La modernización del Estado ha sido un tema permanente de la agenda por décadas y, si bien ha habido avances, ellos no han ido al ritmo de los desafíos que enfrenta la gestión del Estado. Hoy me voy a referir a dos áreas en los que problemas de normas y gestión están afectando el buen funcionamiento de nuestra sociedad: economía y seguridad.
Los múltiples trámites y permisos que paralizan y demoran inversiones han estado en el foco del debate público en los últimos años. Algunos de ellos son avances en la protección del medio ambiente y de las comunidades locales, resultado de la modernización. Pero, en la práctica, muchos de ellos se han convertido en obstáculos que traban innecesariamente el progreso. El proyecto sobre “permisología” que está en el Congreso busca sistematizar y simplificar los permisos sectoriales, homogeneizando procesos, facilitando la aplicación del silencio administrativo y sentando procedimientos para una mejora continua en esta materia. Es una iniciativa valiosa, que ha encontrado buena acogida, y ojalá sea tramitada con rapidez. Sin embargo, este proyecto sólo cubre los permisos sectoriales, y la propuesta legislativa paralela para modificar el sistema de permisos ambientales ha generado bastantes dudas y críticas.

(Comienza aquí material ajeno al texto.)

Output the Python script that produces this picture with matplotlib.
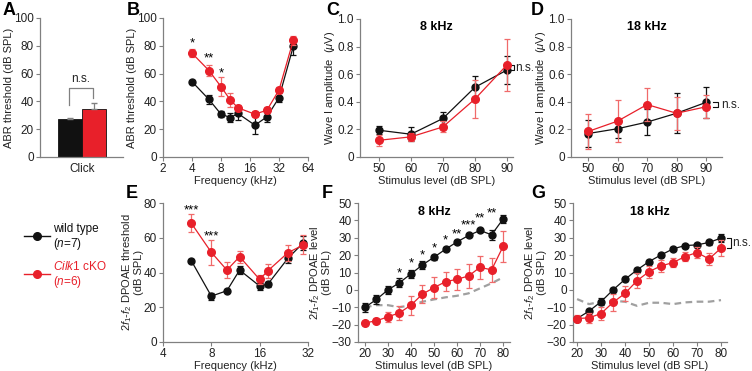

Pero no basta con nuevas leyes: hay que mejorar la gestión. Estos días hemos visto reclamos porque un servicio del Estado ha excedido con creces el plazo fijado en la ley para pronunciarse sobre un permiso en un proyecto de energías renovables. ¿Para qué sirve la ley entonces? La respuesta estándar es la falta de recursos, pero en mi experiencia, eso normalmente es un problema de prioridades, algo que es responsabilidad de autoridades, o bien de falta de control, donde la Contraloría tiene un rol cuando se infringe la ley. El incumplimiento de la ley no se puede “normalizar”, porque eso golpea también en otros ámbitos.
Una dimensión insustituible de la acción del Estado es el resguardo del estado de derecho, lo que, entre otras cosas, comprende la seguridad pública. Aquí se advierten falencias que se arrastran por mucho tiempo, tanto en el combate contra el crimen organizado como contra los grupos violentistas que operan en el sur del país.
Es cierto que hay algunos avances, en particular en la revalorización del rol de las policías. Desgraciadamente ello ha sido en respuesta a pérdidas de vidas y patrimonio de muchas víctimas inocentes, incluido personal de las fuerzas de orden y seguridad.
Proyectos de ley como el que fija reglas para el uso de la fuerza y la ley antiterrorismo van a ayudar a que el Estado avance en este plano, pero están lejos de ser una solución a esta crisis. Hay que hacer cambios profundos en la gestión, lo que requiere de voluntad, respaldo político y profesionalismo.
De hecho, ante el cambio de clima en la opinión pública, en los últimos años hemos visto progresos, con algunos operativos bien planificados y medios adecuados, que han terminado con dirigentes de grupos violentistas encarcelados, enjuiciados y condenados, así como redadas focalizadas en bandas criminales, sin necesidad de nuevas leyes.
Sin embargo, esto contrasta con lo que vimos el domingo pasado, con 3 carabineros asesinados, portando armas livianas y, presumiblemente, sin procedimientos adecuados a la realidad de una emboscada de criminales bien armados y organizados. Este evento sigue a otros que muestran una “profesionalización” creciente de la violencia criminal. No podemos seguir corriendo detrás de la pelota, usando revólveres para enfrentar a grupos armados con fusiles de guerra, cuando estamos “ad portas” de que los grupos violentistas den el siguiente paso incorporando las nuevas tecnologías hoy en uso en otras zonas de conflicto.
El Estado, incluyendo todos sus poderes, debe hacerse cargo de este problema y reconocer que estamos frente a un ataque al estado de derecho y la convivencia social, lo que requiere actuar en consecuencia. Hemos visto otros países donde eso no ocurrió y sabemos que cuando no se reacciona a tiempo y con eficacia, surgen los grupos paramilitares y el resguardo de la seguridad se “privatiza”. Al final, lo que está en juego es la preservación del estado de derecho y de la vida en una sociedad civilizada.